### What this task involves
Return only the lines from the start of the records through the line that contains "var INK = '#2a2a2a';", inclusive; leave out all pictures.

### Records for the exercise
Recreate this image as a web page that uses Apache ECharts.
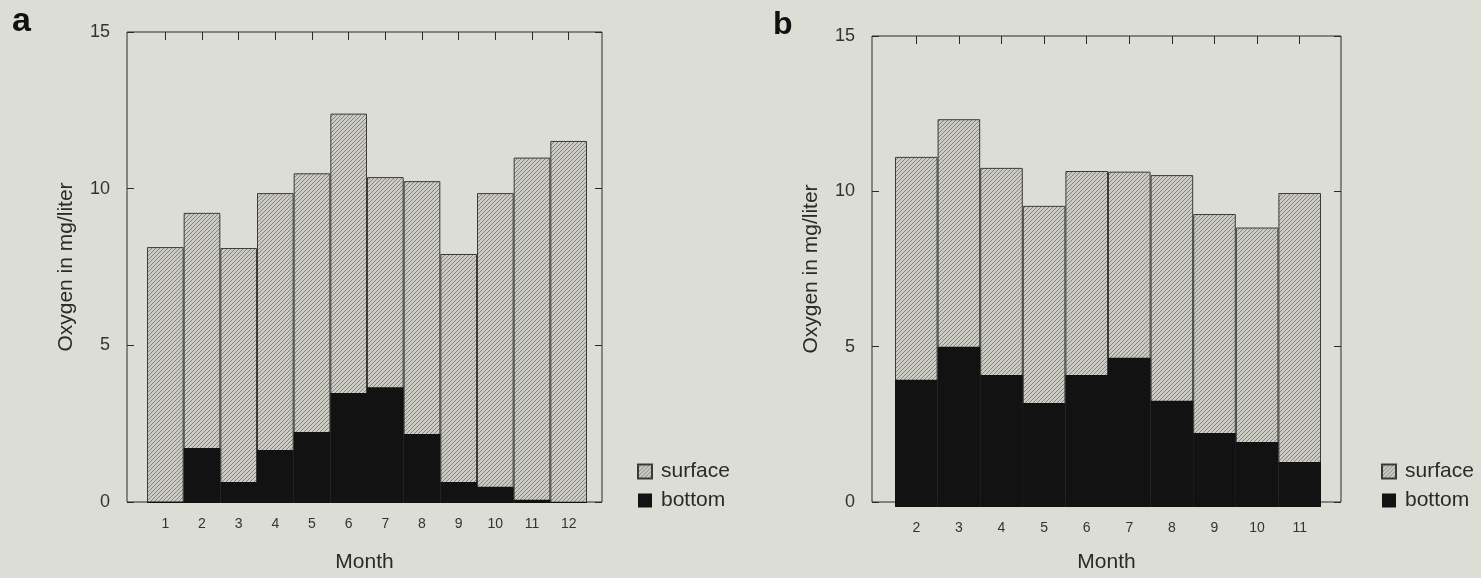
<!DOCTYPE html>
<html>
<head>
<meta charset="utf-8">
<script src="https://cdn.jsdelivr.net/npm/echarts@6/dist/echarts.min.js"></script>
<style>
  html, body { margin: 0; padding: 0; background: #dcddd4; }
  #chart { width: 1481px; height: 578px; }
</style>
</head>
<body>
<div id="chart"></div>
<script>
// panel a: months 1-12
var monthsA = ['1', '2', '3', '4', '5', '6', '7', '8', '9', '10', '11', '12'];
var surfaceA = [8.15, 9.24, 8.12, 9.87, 10.5, 12.4, 10.38, 10.25, 7.93, 9.87, 11.0, 11.53];
var bottomA = [0.05, 1.75, 0.67, 1.69, 2.26, 3.5, 3.69, 2.2, 0.67, 0.52, 0.1, 0.04];
// panel b: months 2-11
var monthsB = ['2', '3', '4', '5', '6', '7', '8', '9', '10', '11'];
var surfaceB = [11.15, 12.35, 10.8, 9.59, 10.7, 10.68, 10.57, 9.33, 8.9, 10.0];
var bottomB = [4.05, 5.1, 4.2, 3.31, 4.2, 4.75, 3.38, 2.36, 2.07, 1.43];
var yTicks = [0, 15, 5]; // min, max, interval

var FONT = '"Liberation Sans", Arial, sans-serif';
var INK = '#2a2a2a';

// hatched fill for surface bars
function makeHatch() {
	var c = document.createElement('canvas');
	c.width = 4;
	c.height = 4;
	var ctx = c.getContext('2d');
	ctx.fillStyle = '#cbcbc3';
	ctx.fillRect(0, 0, 4, 4);
	ctx.strokeStyle = '#85857f';
	ctx.lineWidth = 1;
	ctx.beginPath();
	ctx.moveTo(0, 4); ctx.lineTo(4, 0);
	ctx.moveTo(-1, 1); ctx.lineTo(1, -1);
	ctx.moveTo(3, 5); ctx.lineTo(5, 3);
	ctx.stroke();
	return { image: c, repeat: 'repeat' };
}
var hatch = makeHatch();

var frames = [
	{ left: 127, top: 32, width: 475, height: 471 },
	{ left: 872, top: 36, width: 469, height: 471 }
];
var bars = [
	{ left: 147, top: 32, width: 440, height: 471 },
	{ left: 895, top: 36, width: 426, height: 471 }
];

var grids = [], xAxes = [], yAxes = [], series = [];

function addPanel(p, cats, surf, bot) {
	var fg = grids.length;
	grids.push({
		left: frames[p].left, top: frames[p].top, width: frames[p].width, height: frames[p].height,
		show: true, borderColor: INK, borderWidth: 1, backgroundColor: 'transparent'
	});
	var bg = grids.length;
	grids.push({ left: bars[p].left, top: bars[p].top, width: bars[p].width, height: bars[p].height });

	// frame axes
	xAxes.push({
		gridIndex: fg, type: 'value', min: 0, max: 1,
		axisLine: { show: false }, axisTick: { show: false }, axisLabel: { show: false }, splitLine: { show: false },
		name: 'Month', nameLocation: 'middle', nameGap: 50,
		nameTextStyle: { fontFamily: FONT, fontSize: 21, color: INK }
	});
	yAxes.push({
		gridIndex: fg, type: 'value', min: yTicks[0], max: yTicks[1], interval: yTicks[2], position: 'left',
		axisLine: { show: false },
		axisTick: { show: true, inside: true, length: 7, lineStyle: { color: INK } },
		axisLabel: { margin: 17, fontFamily: FONT, fontSize: 18, color: '#333' },
		splitLine: { show: false },
		name: 'Oxygen in mg/liter', nameLocation: 'middle', nameGap: 50,
		nameTextStyle: { fontFamily: FONT, fontSize: 21, color: INK }
	});
	yAxes.push({
		gridIndex: fg, type: 'value', min: yTicks[0], max: yTicks[1], interval: yTicks[2], position: 'right',
		axisLine: { show: false },
		axisTick: { show: true, inside: true, length: 7, lineStyle: { color: INK } },
		axisLabel: { show: false }, splitLine: { show: false }
	});

	// bar axes
	var xb = xAxes.length;
	xAxes.push({
		gridIndex: bg, type: 'category', data: cats, position: 'bottom',
		axisLine: { show: false }, axisTick: { show: false },
		axisLabel: { margin: 14, fontFamily: FONT, fontSize: 14, color: '#333' }
	});
	xAxes.push({
		gridIndex: bg, type: 'category', data: cats, position: 'top',
		axisLine: { show: false },
		axisTick: { show: true, inside: true, alignWithLabel: true, length: 8, lineStyle: { color: INK } },
		axisLabel: { show: false }
	});
	var yb = yAxes.length;
	yAxes.push({ gridIndex: bg, type: 'value', min: yTicks[0], max: yTicks[1], show: false });

	series.push({
		name: 'surface', type: 'bar', xAxisIndex: xb, yAxisIndex: yb, data: surf,
		barWidth: '100%', barGap: '-100%',
		itemStyle: { color: hatch, borderColor: '#3a3a3a', borderWidth: 1 },
		emphasis: { disabled: true }
	});
	series.push({
		name: 'bottom', type: 'bar', xAxisIndex: xb, yAxisIndex: yb, data: bot,
		barWidth: '100%', barGap: '-100%',
		itemStyle: { color: '#121212' },
		emphasis: { disabled: true }
	});
}

addPanel(0, monthsA, surfaceA, bottomA);
addPanel(1, monthsB, surfaceB, bottomB);

function legendAt(left) {
	return {
		orient: 'vertical', left: left, top: 456, itemWidth: 14, itemHeight: 14, itemGap: 8,
		icon: 'rect', data: ['surface', 'bottom'], selectedMode: false,
		textStyle: { fontFamily: FONT, fontSize: 21, color: INK, padding: [0, 0, 0, 4] }
	};
}

var chart = echarts.init(document.getElementById('chart'), null, { renderer: 'canvas' });
chart.setOption({
	backgroundColor: '#dcddd4',
	animation: false,
	title: [
		{ text: 'a', left: 7, top: 0, textStyle: { fontFamily: FONT, fontSize: 34, fontWeight: 'bold', color: '#111' } },
		{ text: 'b', left: 768, top: 4, textStyle: { fontFamily: FONT, fontSize: 32, fontWeight: 'bold', color: '#111' } }
	],
	legend: [legendAt(632), legendAt(1376)],
	grid: grids,
	xAxis: xAxes,
	yAxis: yAxes,
	series: series
});
</script>
</body>
</html>
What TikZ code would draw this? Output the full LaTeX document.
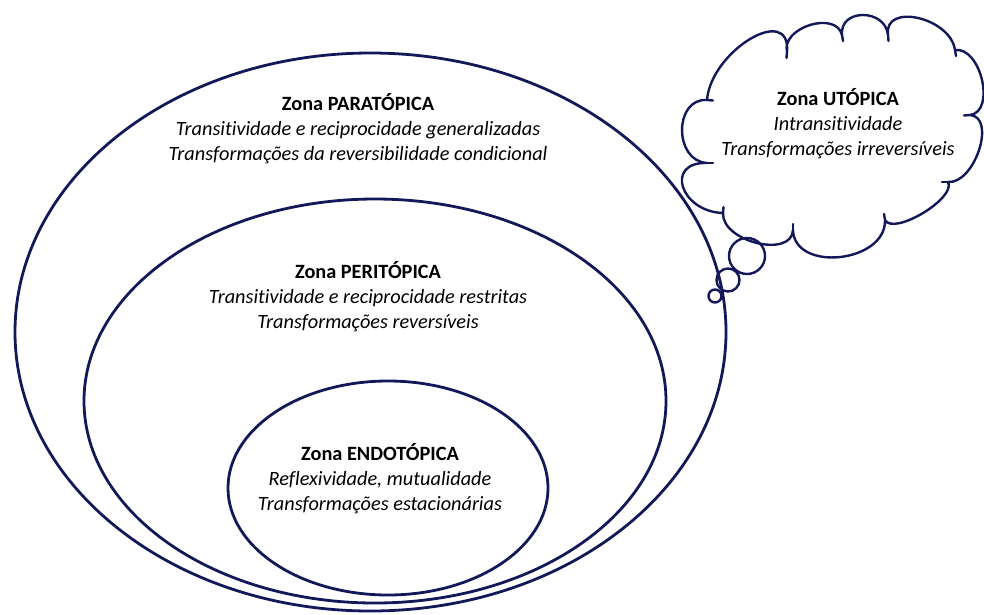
\documentclass[tikz,border=0pt]{standalone}
\usepackage{fontspec}
\setmainfont{Carlito}[Ligatures=NoCommon]
\definecolor{navy}{RGB}{18,24,88}
\tikzset{
  zoneline/.style={draw=navy, line width=2.8pt},
  cloudline/.style={draw=navy, line width=2.4pt, line join=round, line cap=round},
  zonetext/.style={align=center, font=\fontsize{20.3}{25}\selectfont, inner sep=0pt, text=black}
}
\begin{document}
\begin{tikzpicture}[x=1pt, y=-1pt]
\useasboundingbox (0,0) rectangle (984,614);
% ellipses
\draw[zoneline] (370.5,332) ellipse [x radius=355.5pt, y radius=279pt];
\draw[zoneline] (375,401) ellipse [x radius=291pt, y radius=202pt];
\draw[zoneline] (388,488) ellipse [x radius=160pt, y radius=107pt];
% cloud
\draw[cloudline] (707,100)
  .. controls (711,50.7) and (791,2.7) .. (787,52)
  .. controls (781,27.3) and (836,10.3) .. (842,35)
  .. controls (839.3,8.3) and (885.3,8.3) .. (888,35)
  .. controls (883.3,2.3) and (950.3,17.3) .. (955,50)
  .. controls (981,46.7) and (996,111.7) .. (970,115)
  .. controls (996.7,117) and (974.7,184) .. (948,182)
  .. controls (956.7,198) and (893.7,236) .. (885,220)
  .. controls (886.3,262.7) and (794.3,272.7) .. (793,230)
  .. controls (791.7,258.7) and (721.7,241.7) .. (723,213)
  .. controls (680.3,211.7) and (664.3,161.7) .. (707,163)
  .. controls (673.7,161) and (673.7,98) .. (707,100) -- cycle;
% small inward tails at the cusps
\draw[cloudline] (787,52) -- (786.5,58);
\draw[cloudline] (842,35) -- (843,41);
\draw[cloudline] (888,35) -- (888.5,41);
\draw[cloudline] (955,50) -- (956,56);
\draw[cloudline] (970,115) -- (964,115.5);
\draw[cloudline] (948,182) -- (942,182);
\draw[cloudline] (885,220) -- (884,214);
\draw[cloudline] (793,230) -- (793,224);
\draw[cloudline] (723,213) -- (723.5,207);
\draw[cloudline] (707,163) -- (713,163);
\draw[cloudline] (707,100) -- (713,100.5);
% thought bubbles
\draw[cloudline] (747,256) circle [radius=18pt];
\draw[cloudline] (728,280) circle [radius=11.5pt];
\draw[cloudline] (715,296) circle [radius=6.5pt];
% texts
\node[zonetext] (para) at (358,129) {\textbf{Zona PARATÓPICA}\\ \textit{Transitividade e reciprocidade generalizadas}\\ \textit{Transformações da reversibilidade condicional}};
\node[zonetext] (peri) at (368,297) {\textbf{Zona PERITÓPICA}\\ \textit{Transitividade e reciprocidade restritas}\\ \textit{Transformações reversíveis}};
\node[zonetext] (endo) at (380,479) {\textbf{Zona ENDOTÓPICA}\\ \textit{Reflexividade, mutualidade}\\ \textit{Transformações estacionárias}};
\node[zonetext] (uto) at (838,124) {\textbf{Zona UTÓPICA}\\ \textit{Intransitividade}\\ \textit{Transformações irreversíveis}};
\end{tikzpicture}
\end{document}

### Complete output
Recreate this image as a web page that uses Apache ECharts.
<!DOCTYPE html>
<html>
<head>
<meta charset="utf-8">
<script src="https://cdn.jsdelivr.net/npm/echarts@6/dist/echarts.min.js"></script>
<style>
  html, body { margin: 0; padding: 0; background: #dcddd4; }
  #chart { width: 1481px; height: 578px; }
</style>
</head>
<body>
<div id="chart"></div>
<script>
// panel a: months 1-12
var monthsA = ['1', '2', '3', '4', '5', '6', '7', '8', '9', '10', '11', '12'];
var surfaceA = [8.15, 9.24, 8.12, 9.87, 10.5, 12.4, 10.38, 10.25, 7.93, 9.87, 11.0, 11.53];
var bottomA = [0.05, 1.75, 0.67, 1.69, 2.26, 3.5, 3.69, 2.2, 0.67, 0.52, 0.1, 0.04];
// panel b: months 2-11
var monthsB = ['2', '3', '4', '5', '6', '7', '8', '9', '10', '11'];
var surfaceB = [11.15, 12.35, 10.8, 9.59, 10.7, 10.68, 10.57, 9.33, 8.9, 10.0];
var bottomB = [4.05, 5.1, 4.2, 3.31, 4.2, 4.75, 3.38, 2.36, 2.07, 1.43];
var yTicks = [0, 15, 5]; // min, max, interval

var FONT = '"Liberation Sans", Arial, sans-serif';
var INK = '#2a2a2a';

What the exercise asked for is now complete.